Over at Salon.com, Sarah Keech has a thoughful article about the Kim Family story, though I read it as a somewhat too defensive reaction to the letter from James’ Kim’s father Spencer published in the Washington Post last week.
In “Who’s to Blame for James Kim’s Death” Keech suggests, correctly in my view:
It’s not the federal government or law enforcement or the people who tried to rescue him from the Oregon wilderness.
Ironically, Spencer Kim would probably agree with her statement. I’ve been concerned at the tone of many locals who have suggested a father, grieving his son no less, has no right to suggest that better maps, signs, gates and policies might have kept this from happening. Of course he has that right and his letter was in my opinion quite a reasonable reaction given that Mr. Kim has just lost his son to an unforgiving Oregon winter wilderness.
I know this area well and it’s common knowledge that signs on the Bear Camp Road could use improvement. Money and priorities are legitimate issues with such improvements as are the rights people have to access to public lands. A route that would be fine for an experienced hunter with 4WD Truck, chains, winter gear and provisions may become a death trap for a family car.
Here’s my reply to the Salon article:
Ms. Keech you have made several good and several obvious points about the folly of legislating solutions on the basis of unusual and tragic events, but that’s not the big story of the Kims tragic trip into Oregon’s Rogue River Wilderness. I think Spencer Kim’s letter is a reasonable characterization of the many challenges facing the search effort, though I agree the solutions suggested are far too expensive to justify the handful of lives this might save over many years. Better to spend on life saving measures that have a much higher return on the investment of tax dollars.
But that is _not_ the big story here!
As a southern Oregon local and long term resident of the region the Kim Family story capitivated me from the beginning. This interest has become almost obsessive as I blogged the event – almost play by play – as “Joe Duck”.
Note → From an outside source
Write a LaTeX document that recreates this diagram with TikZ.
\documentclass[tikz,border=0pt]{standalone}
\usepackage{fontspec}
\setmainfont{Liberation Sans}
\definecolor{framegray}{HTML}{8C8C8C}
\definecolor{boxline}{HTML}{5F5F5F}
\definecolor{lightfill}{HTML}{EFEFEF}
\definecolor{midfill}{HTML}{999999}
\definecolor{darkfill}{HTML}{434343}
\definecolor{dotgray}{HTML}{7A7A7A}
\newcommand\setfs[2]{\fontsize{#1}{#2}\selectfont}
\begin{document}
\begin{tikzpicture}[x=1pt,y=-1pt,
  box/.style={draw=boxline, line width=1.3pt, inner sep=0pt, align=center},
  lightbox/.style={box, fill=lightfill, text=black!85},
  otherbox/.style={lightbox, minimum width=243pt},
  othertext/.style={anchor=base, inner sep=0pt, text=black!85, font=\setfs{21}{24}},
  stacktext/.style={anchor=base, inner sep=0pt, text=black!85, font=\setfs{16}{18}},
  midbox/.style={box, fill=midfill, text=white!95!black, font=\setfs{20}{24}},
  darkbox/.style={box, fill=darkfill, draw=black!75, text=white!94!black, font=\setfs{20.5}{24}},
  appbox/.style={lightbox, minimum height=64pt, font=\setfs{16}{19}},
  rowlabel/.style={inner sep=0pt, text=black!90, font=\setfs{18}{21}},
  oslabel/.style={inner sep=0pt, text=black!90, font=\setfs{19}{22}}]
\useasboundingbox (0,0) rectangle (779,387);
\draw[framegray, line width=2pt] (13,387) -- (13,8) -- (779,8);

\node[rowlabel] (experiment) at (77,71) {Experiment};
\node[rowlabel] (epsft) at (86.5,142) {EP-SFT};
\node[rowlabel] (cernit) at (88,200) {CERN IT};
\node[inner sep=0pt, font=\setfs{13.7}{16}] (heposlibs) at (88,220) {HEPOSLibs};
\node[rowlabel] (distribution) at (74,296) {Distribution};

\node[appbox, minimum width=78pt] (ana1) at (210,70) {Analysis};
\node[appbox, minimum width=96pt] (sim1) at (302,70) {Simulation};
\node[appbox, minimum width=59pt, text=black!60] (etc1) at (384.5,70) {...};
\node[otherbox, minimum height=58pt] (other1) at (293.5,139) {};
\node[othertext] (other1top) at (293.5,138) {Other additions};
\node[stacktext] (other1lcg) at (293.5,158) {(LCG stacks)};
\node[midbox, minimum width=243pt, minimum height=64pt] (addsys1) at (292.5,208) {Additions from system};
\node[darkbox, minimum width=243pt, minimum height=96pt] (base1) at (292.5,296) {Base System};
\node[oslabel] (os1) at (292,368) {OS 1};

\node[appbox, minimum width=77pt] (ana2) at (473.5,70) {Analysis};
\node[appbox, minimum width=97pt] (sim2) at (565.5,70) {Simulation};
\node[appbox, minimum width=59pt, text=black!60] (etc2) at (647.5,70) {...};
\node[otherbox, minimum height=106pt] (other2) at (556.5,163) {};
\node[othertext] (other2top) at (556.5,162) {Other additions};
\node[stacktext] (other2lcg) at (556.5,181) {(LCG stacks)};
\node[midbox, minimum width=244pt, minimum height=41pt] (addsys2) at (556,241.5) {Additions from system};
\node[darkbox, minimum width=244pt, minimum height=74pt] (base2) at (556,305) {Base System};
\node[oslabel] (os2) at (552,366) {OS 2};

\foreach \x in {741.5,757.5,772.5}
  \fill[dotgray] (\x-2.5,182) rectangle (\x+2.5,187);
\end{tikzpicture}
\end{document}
The Kim story is the triumph of a mother and children surviving the wilderness after nine days, and a father heroically challenging that wilderness in an unsuccessful, tragic hike to save them. It’s the story of an enormous and sometimes heroic search and rescue effort that was well intentioned at all times, but plagued by many of the bureaucratic forces that are likely to be proposed as the solution to future problems in Oregon. Perhaps more than anything the Kim Story is remarkable because it has touched the lives of millions around the world, millions who saw in the Kim’s happy family their own family and the life-shattering consequences of a single wrong turn on what appeared to be a passable road.
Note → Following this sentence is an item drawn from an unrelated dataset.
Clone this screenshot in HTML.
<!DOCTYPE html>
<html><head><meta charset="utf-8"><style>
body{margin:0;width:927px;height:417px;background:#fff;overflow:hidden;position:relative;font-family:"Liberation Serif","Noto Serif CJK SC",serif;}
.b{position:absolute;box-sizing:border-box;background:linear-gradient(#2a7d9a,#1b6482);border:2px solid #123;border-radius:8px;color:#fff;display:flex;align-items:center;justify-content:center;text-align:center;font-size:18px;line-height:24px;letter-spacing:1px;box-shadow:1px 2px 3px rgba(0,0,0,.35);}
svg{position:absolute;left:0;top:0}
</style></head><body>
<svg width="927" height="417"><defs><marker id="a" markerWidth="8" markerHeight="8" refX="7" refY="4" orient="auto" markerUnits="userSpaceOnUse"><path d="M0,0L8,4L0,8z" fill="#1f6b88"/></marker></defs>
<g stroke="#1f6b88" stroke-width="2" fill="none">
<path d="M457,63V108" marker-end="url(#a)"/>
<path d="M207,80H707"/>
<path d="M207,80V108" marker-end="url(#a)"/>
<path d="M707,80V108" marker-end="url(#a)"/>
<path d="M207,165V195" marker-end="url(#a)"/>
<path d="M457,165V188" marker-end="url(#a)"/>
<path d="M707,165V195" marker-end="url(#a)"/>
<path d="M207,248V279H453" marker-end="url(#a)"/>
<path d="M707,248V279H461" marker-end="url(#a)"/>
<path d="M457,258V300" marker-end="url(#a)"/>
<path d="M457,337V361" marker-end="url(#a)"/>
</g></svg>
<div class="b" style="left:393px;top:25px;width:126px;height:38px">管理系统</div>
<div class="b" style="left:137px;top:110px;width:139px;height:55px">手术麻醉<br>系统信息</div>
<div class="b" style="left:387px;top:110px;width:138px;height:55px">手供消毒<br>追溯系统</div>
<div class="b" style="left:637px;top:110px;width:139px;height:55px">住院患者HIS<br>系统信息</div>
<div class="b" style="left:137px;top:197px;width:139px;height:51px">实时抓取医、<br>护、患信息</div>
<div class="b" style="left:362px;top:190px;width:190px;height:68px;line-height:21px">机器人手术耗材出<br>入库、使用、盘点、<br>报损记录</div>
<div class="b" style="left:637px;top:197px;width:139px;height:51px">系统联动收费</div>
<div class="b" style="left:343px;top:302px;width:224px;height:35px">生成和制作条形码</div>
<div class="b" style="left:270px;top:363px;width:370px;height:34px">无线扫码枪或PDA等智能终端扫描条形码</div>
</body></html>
I agree that Spencer Kim’s article is a legitimate way to approach this tragedy. It provides suggestions to the question – “Is there anything which we could do to avoid such an occurrence?”
I am amazed to see that many are asking a different question – “Who is to blame?” And equally amazed to see some answer – “The Kim family themselves.” This is often followed by the comment that their folly cost us
taxpayers money, ignoring the fact that we are already paying agencies money to do this job, and they need to do it right.
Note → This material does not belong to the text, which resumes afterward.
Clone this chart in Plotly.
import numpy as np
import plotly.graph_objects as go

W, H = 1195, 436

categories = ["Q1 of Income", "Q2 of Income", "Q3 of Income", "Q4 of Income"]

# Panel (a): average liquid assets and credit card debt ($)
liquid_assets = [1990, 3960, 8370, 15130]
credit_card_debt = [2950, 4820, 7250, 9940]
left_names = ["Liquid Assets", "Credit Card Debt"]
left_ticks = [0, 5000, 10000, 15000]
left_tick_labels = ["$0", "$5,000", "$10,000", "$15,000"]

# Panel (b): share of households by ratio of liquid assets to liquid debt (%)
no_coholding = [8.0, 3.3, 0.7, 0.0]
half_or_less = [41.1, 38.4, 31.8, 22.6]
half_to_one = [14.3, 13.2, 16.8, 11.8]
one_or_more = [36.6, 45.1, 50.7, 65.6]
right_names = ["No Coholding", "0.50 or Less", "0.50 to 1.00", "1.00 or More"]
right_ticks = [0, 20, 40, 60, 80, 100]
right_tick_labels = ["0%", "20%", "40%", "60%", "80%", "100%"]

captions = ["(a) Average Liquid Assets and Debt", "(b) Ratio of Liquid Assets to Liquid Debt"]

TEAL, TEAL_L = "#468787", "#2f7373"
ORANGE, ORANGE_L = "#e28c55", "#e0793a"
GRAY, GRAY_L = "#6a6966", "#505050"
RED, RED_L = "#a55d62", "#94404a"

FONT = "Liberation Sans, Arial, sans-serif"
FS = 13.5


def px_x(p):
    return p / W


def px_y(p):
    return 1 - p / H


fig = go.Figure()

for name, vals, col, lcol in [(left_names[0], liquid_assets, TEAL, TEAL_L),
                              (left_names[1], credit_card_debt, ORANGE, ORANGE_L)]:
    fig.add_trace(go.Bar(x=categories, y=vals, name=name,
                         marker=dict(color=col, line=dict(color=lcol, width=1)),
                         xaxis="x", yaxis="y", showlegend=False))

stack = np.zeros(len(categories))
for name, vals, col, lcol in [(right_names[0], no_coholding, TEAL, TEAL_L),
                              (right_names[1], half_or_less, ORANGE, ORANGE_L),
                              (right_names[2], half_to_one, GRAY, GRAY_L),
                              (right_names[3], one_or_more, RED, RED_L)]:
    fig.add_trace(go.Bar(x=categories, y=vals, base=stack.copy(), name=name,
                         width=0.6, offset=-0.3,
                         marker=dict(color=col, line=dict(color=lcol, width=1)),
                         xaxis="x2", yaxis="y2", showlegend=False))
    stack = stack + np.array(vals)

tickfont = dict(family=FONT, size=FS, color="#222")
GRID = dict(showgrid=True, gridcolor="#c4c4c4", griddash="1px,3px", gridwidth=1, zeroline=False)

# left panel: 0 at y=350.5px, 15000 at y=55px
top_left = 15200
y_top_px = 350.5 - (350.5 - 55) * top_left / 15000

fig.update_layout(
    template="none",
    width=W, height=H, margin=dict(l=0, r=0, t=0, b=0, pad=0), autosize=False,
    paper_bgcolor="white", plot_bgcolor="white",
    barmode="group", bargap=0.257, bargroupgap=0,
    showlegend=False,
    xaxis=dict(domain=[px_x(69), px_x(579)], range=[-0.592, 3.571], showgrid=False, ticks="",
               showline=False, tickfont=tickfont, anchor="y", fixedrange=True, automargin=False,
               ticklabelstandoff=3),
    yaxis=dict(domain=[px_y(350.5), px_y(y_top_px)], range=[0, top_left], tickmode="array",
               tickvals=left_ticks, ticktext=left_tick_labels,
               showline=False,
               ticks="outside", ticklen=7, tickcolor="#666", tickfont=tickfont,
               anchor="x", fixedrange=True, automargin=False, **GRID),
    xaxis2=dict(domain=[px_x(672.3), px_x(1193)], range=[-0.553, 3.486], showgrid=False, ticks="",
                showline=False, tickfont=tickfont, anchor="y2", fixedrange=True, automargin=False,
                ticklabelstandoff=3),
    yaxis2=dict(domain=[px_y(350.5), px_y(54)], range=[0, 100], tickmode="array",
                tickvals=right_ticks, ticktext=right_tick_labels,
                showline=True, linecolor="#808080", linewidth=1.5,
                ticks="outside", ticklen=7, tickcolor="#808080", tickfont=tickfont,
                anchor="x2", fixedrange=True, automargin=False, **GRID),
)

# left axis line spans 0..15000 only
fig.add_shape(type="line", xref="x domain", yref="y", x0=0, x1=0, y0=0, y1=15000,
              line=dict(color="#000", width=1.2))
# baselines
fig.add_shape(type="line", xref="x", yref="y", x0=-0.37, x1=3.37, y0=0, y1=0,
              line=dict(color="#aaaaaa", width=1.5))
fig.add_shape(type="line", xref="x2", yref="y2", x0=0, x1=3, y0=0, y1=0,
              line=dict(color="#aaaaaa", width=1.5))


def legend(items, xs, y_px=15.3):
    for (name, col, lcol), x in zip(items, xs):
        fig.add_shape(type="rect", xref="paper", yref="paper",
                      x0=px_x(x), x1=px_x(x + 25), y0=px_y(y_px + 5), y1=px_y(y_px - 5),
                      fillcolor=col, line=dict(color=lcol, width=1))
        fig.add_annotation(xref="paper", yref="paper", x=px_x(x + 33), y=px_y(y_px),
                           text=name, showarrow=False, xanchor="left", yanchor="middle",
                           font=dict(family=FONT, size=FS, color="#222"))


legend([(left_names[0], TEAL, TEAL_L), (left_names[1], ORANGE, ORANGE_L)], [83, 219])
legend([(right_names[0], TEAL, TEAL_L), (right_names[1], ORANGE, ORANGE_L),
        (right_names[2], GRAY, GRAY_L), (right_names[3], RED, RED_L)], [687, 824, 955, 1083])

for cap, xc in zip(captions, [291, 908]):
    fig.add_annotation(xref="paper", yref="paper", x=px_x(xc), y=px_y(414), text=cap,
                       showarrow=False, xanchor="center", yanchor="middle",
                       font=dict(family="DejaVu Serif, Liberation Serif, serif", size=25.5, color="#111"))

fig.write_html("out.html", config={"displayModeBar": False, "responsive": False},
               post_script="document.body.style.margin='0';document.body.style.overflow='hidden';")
Blame is irrelevant, we humans are intelligent beings who learn from experience how to survive and flourish. What did we learn from this experience? Some knowledge of how and how not to behave in such a situation – such as stay dry, don’t follow stream courses. That lesson is for us
lost ones. Such as – mark the intersections with signs, say if there’s a fishing lodge down this road and how far. I got lost on the Lost Coast of California one time. taking the most travelled road at the unmarked fork, and ending up many tortuous miles later at a ghost lumbering town. The Kim’s were one mile short of a fishing lodge but didn’t know it. And helicopters were checking the lodge. That lesson is for the managers of roads and wildlands.
And for the rescuers, there are other lessons – which need to be brought and will be soon. As Spenser Kim has been attempting to do.
A few other things we might notice or wonder about –
The gas station attendant who did not seem to respond helpfully to Kim’s
questions about that road – I wonder if he hated Asians?
John Rachor, the person who first found the other Kims & their car, rarely gets credit for his role in the rescue -is a local resident (& helicopter pilot) who KNEW THAT THAT UNMARKED TURNOFF HAD TRAPPED PEOPLE BEFORE, & went to check that area. In fact, I think 10 years earlier someone had died there under similar circumstances – except that he died BECAUSE he stayed with his car. (The capitals are for those who fault Kim for not staying with his car!)
I have seen many people confidently laying blame when they are lacking all the facts, and have a disrespectful attitude towards their fellow humans and towards reality.
Can’t we all just get along? – honoring our human heritage of cooperation, respect for each other, learning from experience, and passing that knowledge on to the group – the interdependent, cooperative group which is the normal human means of survial of our species. Some get this, some don’t.